Você descobriu onde eu guardava o meu livro favorito. Letras grifadas, frases destacadas... quase um nome escrito. O seu. E, dessa maneira, você tentou juntar as peças e montar um enorme labirinto. Onde você se esconderia? Onde eu tentaria, desesperadamente, apagar todas as sílabas soltas? Eu escrevi tantos rabiscos... quase pichei meu desespero na parede do quarto branco. Não era para entender nada... Assim, pare de olhar no fundo dos meus olhos...

quarta-feira, janeiro 06, 2010

Vida - 180

Chovia. E o rapaz enfrentava a água que desabava do céu com um velho guarda-chuva. Tentava se lembrar do dia em que pediu para sair com ela. A pergunta saiu baixinha... ele tinha medo de que ela ouvisse. Assim, foram para o meio da rua, brincaram de amarelinha, dançaram a música preferida de ambos na piscina, interpretaram a canção cafona e sorriram. Ainda houve tempo para observar o movimento na praça vazia, se afogar em um copo vazio, reler uma carta perdida e perceber que, na cabeça do rapaz, já surgem outros rostos, outras bocas, outros sonhos.

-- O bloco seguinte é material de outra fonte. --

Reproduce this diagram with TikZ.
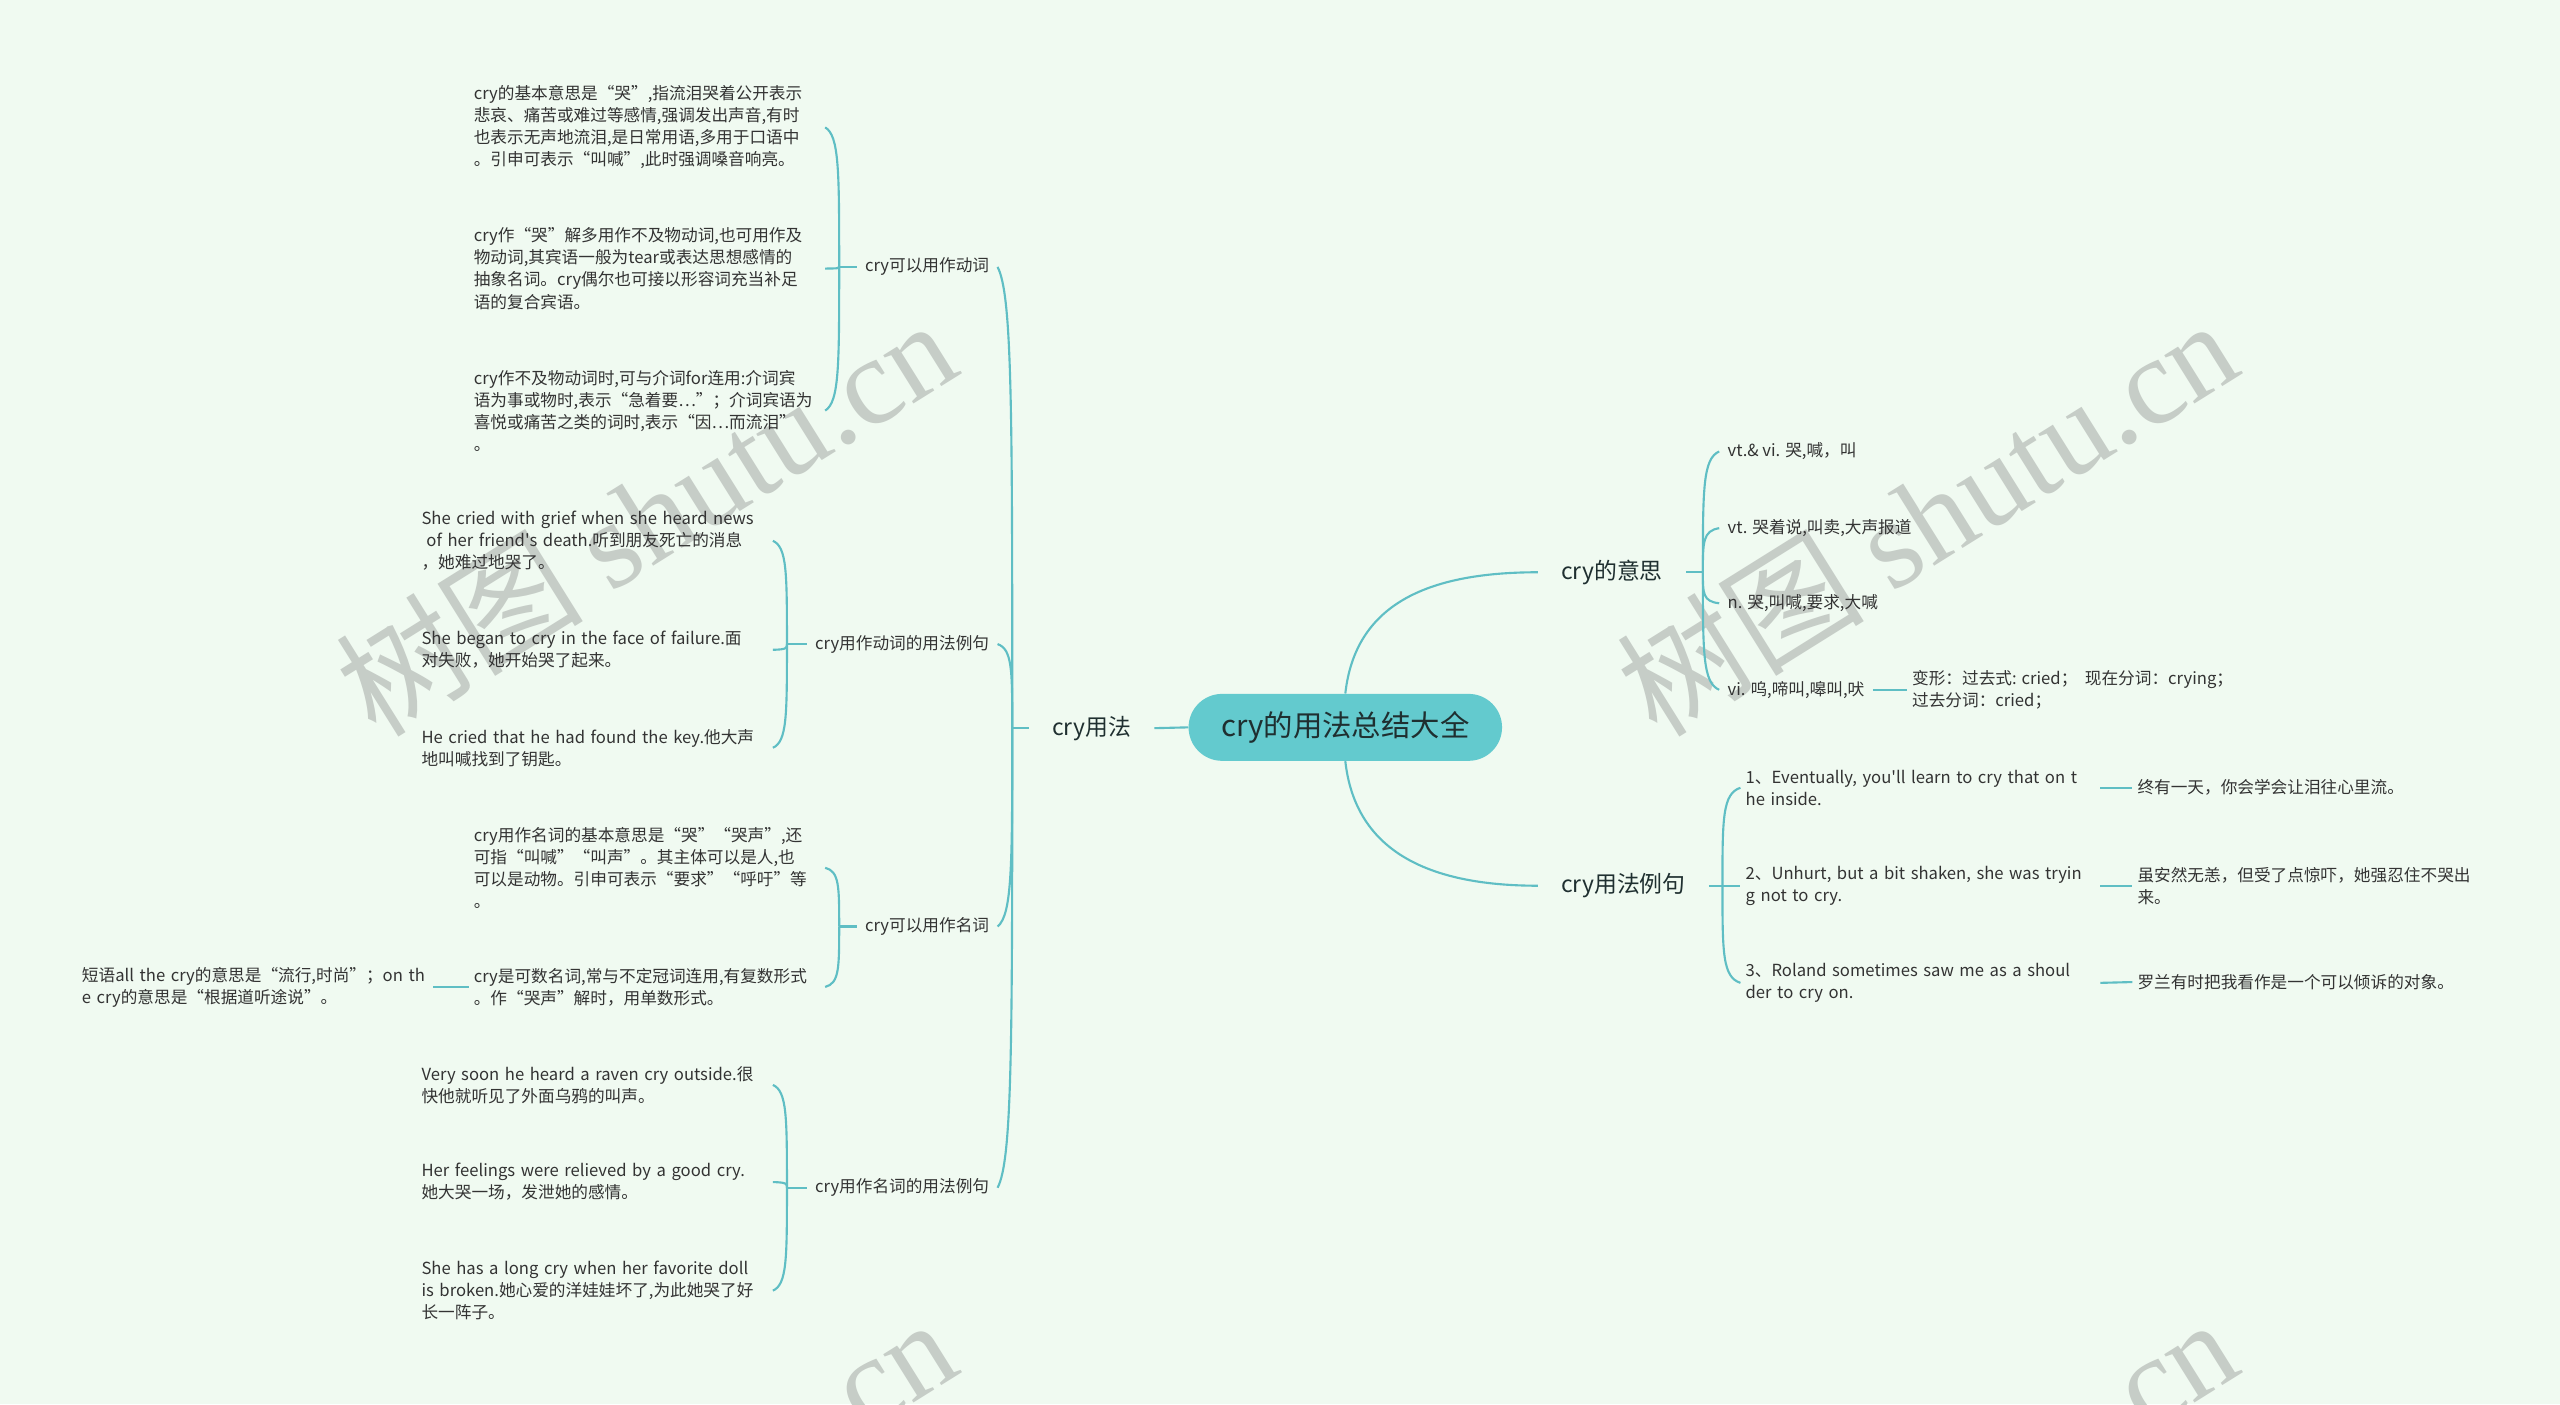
\documentclass[tikz,border=0pt]{standalone}
\usepackage{fontspec}
\setmainfont{Noto Sans CJK SC}
\newfontfamily\marcafont{Liberation Serif}
\usetikzlibrary{calc}

\definecolor{fondo}{HTML}{F0FAF1}
\definecolor{linea}{HTML}{5FBEC4}
\definecolor{relleno}{HTML}{63CACE}
\definecolor{texto}{HTML}{333333}
\definecolor{oscuro}{HTML}{1F2F30}
\definecolor{marca}{HTML}{C6CDC7}

\tikzset{
  raiz/.style={fill=relleno, rounded corners=20.5pt, minimum width=192pt, minimum height=41pt,
    text=oscuro, font=\fontsize{18}{20}\selectfont},
  tema/.style={inner xsep=14pt, inner ysep=3pt, text=oscuro, font=\fontsize{14}{16}\selectfont},
  rama/.style={inner xsep=5pt, inner ysep=2pt, text=texto, font=\fontsize{10.2}{13.5}\selectfont},
  hoja/.style={text width=212pt, align=left, inner xsep=3pt, inner ysep=2pt, text=texto,
    font=\fontsize{10.2}{13.5}\selectfont},
  marcatexto/.style={rotate=32, inner sep=0pt, text=marca, font=\fontsize{76}{76}\selectfont},
  conn/.style={draw=linea, line width=1.3pt},
  llave/.style={to path={.. controls ($(\tikztostart)!0.69!(\tikztostart |- \tikztotarget)$)
    and ($(\tikztostart)!0.94!(\tikztostart |- \tikztotarget)$) .. (\tikztotarget)}}
}

\begin{document}
\begin{tikzpicture}[x=1pt,y=-1pt]
  % fondo
  \fill[fondo] (0,0) rectangle (1568,860);
  \useasboundingbox (0,0) rectangle (1568,860);

  % marcas de agua
  \begin{scope}
    \clip (0,0) rectangle (1568,860);
    \foreach \x/\y in {395/316, 1180/316, 395/928, 1180/928}
      \node[marcatexto] at (\x,\y) {树图 {\marcafont shutu.cn}};
  \end{scope}

  % nodo central
  \node[raiz] (raiz) at (824,445.5) {cry的用法总结大全};

  % primer nivel
  \node[tema, anchor=east] (uso) at (707,446) {cry用法};
  \node[tema, anchor=west] (sig) at (942,350.5) {cry的意思};
  \node[tema, anchor=west] (ej) at (942,542.5) {cry用法例句};

  % segundo nivel (izquierda)
  \node[rama, anchor=east] (verbo) at (611,163.5) {cry可以用作动词};
  \node[rama, anchor=east] (ejverbo) at (611,394.5) {cry用作动词的用法例句};
  \node[rama, anchor=east] (nombre) at (611,567.5) {cry可以用作名词};
  \node[rama, anchor=east] (ejnombre) at (611,727.5) {cry用作名词的用法例句};

  % verbo
  \node[hoja, anchor=west] (v1) at (287,78) {cry的基本意思是“哭”,指流泪哭着公开表示\\悲哀、痛苦或难过等感情,强调发出声音,有时\\也表示无声地流泪,是日常用语,多用于口语中\\。引申可表示“叫喊”,此时强调嗓音响亮。};
  \node[hoja, anchor=west] (v2) at (287,164.5) {cry作“哭”解多用作不及物动词,也可用作及\\物动词,其宾语一般为tear或表达思想感情的\\抽象名词。cry偶尔也可接以形容词充当补足\\语的复合宾语。};
  \node[hoja, anchor=west] (v3) at (287,251.5) {cry作不及物动词时,可与介词for连用:介词宾\\语为事或物时,表示“急着要…”；介词宾语为\\喜悦或痛苦之类的词时,表示“因…而流泪”\\。};

  % ejemplos del verbo
  \node[hoja, anchor=west] (ev1) at (255,331.25) {She cried with grief when she heard news\\\hspace*{3pt}of her friend\textquotesingle s death.听到朋友死亡的消息\\，她难过地哭了。};
  \node[hoja, anchor=west] (ev2) at (255,398) {She began to cry in the face of failure.面\\对失败，她开始哭了起来。};
  \node[hoja, anchor=west] (ev3) at (255,458) {He cried that he had found the key.他大声\\地叫喊找到了钥匙。};

  % nombre
  \node[hoja, anchor=west] (n1) at (287,531.5) {cry用作名词的基本意思是“哭”“哭声”,还\\可指“叫喊”“叫声”。其主体可以是人,也\\可以是动物。引申可表示“要求”“呼吁”等\\。};
  \node[hoja, anchor=west] (n2) at (287,604.5) {cry是可数名词,常与不定冠词连用,有复数形式\\。作“哭声”解时，用单数形式。};
  \node[hoja, anchor=west] (frase) at (47,604.5) {短语all the cry的意思是“流行,时尚”；on th\\e cry的意思是“根据道听途说”。};

  % ejemplos del nombre
  \node[hoja, anchor=west] (en1) at (255,664.5) {Very soon he heard a raven cry outside.很\\快他就听见了外面乌鸦的叫声。};
  \node[hoja, anchor=west] (en2) at (255,724) {Her feelings were relieved by a good cry.\\她大哭一场，发泄她的感情。};
  \node[hoja, anchor=west] (en3) at (255,790.5) {She has a long cry when her favorite doll\\is broken.她心爱的洋娃娃坏了,为此她哭了好\\长一阵子。};

  % significados
  \node[rama, anchor=west] (s1) at (1053,276.5) {vt.\& vi. 哭,喊，叫};
  \node[rama, anchor=west] (s2) at (1053,323.5) {vt. 哭着说,叫卖,大声报道};
  \node[rama, anchor=west] (s3) at (1053,369.5) {n. 哭,叫喊,要求,大喊};
  \node[rama, anchor=west] (s4) at (1053,422.5) {vi. 呜,啼叫,嗥叫,吠};
  \node[rama, align=left, anchor=west, inner xsep=3pt] (formas) at (1168,422.5) {变形：过去式: cried；\ \ 现在分词：crying；\\过去分词：cried；};

  % ejemplos
  \node[hoja, text width=214pt, anchor=west] (e1) at (1066,482.5) {1、Eventually, you\textquotesingle ll learn to cry that on t\\he inside.};
  \node[hoja, text width=214pt, anchor=west] (e2) at (1066,542.5) {2、Unhurt, but a bit shaken, she was tryin\\g not to cry.};
  \node[hoja, text width=214pt, anchor=west] (e3) at (1066,602) {3、Roland sometimes saw me as a shoul\\der to cry on.};
  \node[rama, align=left, anchor=west, inner xsep=3pt] (t1) at (1306,482.5) {终有一天，你会学会让泪往心里流。};
  \node[rama, align=left, anchor=west, inner xsep=3pt] (t2) at (1306,542.5) {虽安然无恙，但受了点惊吓，她强忍住不哭出\\来。};
  \node[rama, align=left, anchor=west, inner xsep=3pt] (t3) at (1306,601.5) {罗兰有时把我看作是一个可以倾诉的对象。};

  % conectores del centro
  \draw[conn] (raiz.west) -- (uso.east);
  \draw[conn] (raiz.north) .. controls +(6,-54) and +(-69,0) .. (sig.west);
  \draw[conn] (raiz.south) .. controls +(6,54) and +(-69,0) .. (ej.west);

  % llaves izquierda
  \coordinate (juso) at (620,446);
  \draw[conn] (uso.west) -- (juso);
  \foreach \n in {verbo,ejverbo,nombre,ejnombre}
    \draw[conn] (juso) to[llave] (\n.east);

  \coordinate (jverbo) at (514,163.5);
  \draw[conn] (verbo.west) -- (jverbo);
  \foreach \n in {v1,v2,v3}
    \draw[conn] (jverbo) to[llave] (\n.east);

  \coordinate (jejverbo) at (482,394.5);
  \draw[conn] (ejverbo.west) -- (jejverbo);
  \foreach \n in {ev1,ev2,ev3}
    \draw[conn] (jejverbo) to[llave] (\n.east);

  \coordinate (jnombre) at (514,567.5);
  \draw[conn] (nombre.west) -- (jnombre);
  \foreach \n in {n1,n2}
    \draw[conn] (jnombre) to[llave] (\n.east);
  \draw[conn] (n2.west) -- (frase.east);

  \coordinate (jejnombre) at (482,727.5);
  \draw[conn] (ejnombre.west) -- (jejnombre);
  \foreach \n in {en1,en2,en3}
    \draw[conn] (jejnombre) to[llave] (\n.east);

  % llaves derecha
  \coordinate (jsig) at (1043,350.5);
  \draw[conn] (sig.east) -- (jsig);
  \foreach \n in {s1,s2,s3,s4}
    \draw[conn] (jsig) to[llave] (\n.west);
  \draw[conn] (s4.east) -- (formas.west);

  \coordinate (jej) at (1055,542.5);
  \draw[conn] (ej.east) -- (jej);
  \foreach \n in {e1,e2,e3}
    \draw[conn] (jej) to[llave] (\n.west);
  \draw[conn] (e1.east) -- (t1.west);
  \draw[conn] (e2.east) -- (t2.west);
  \draw[conn] (e3.east) -- (t3.west);
\end{tikzpicture}
\end{document}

P.S: "I´ll take you out for a date/ Anytime, anywhere/ Name the place I´ll be there/ Bungee jumping/ I don´t care" ("Life", de Desire)

domingo, janeiro 03, 2010

Penhasco - 179

Ela não sabe exatamente quando decidiu pular do penhasco. Não era uma tentativa de suicídio. Longe disso. Era apenas uma maneira de, lá embaixo, respirar um outro ar, um outro gosto, um outro cheiro. Foi-se o tempo em que queria ficar no topo da montanha, encostando a mão no céu. Agora, porém, está disposta a encostar, de fato, os pés no chão, na grama molhada, e olhar para frente. Ela vê uma flor diferente... não perfeita, como já imaginaria que seria... apenas diferente. Isso, ela sabe, já basta.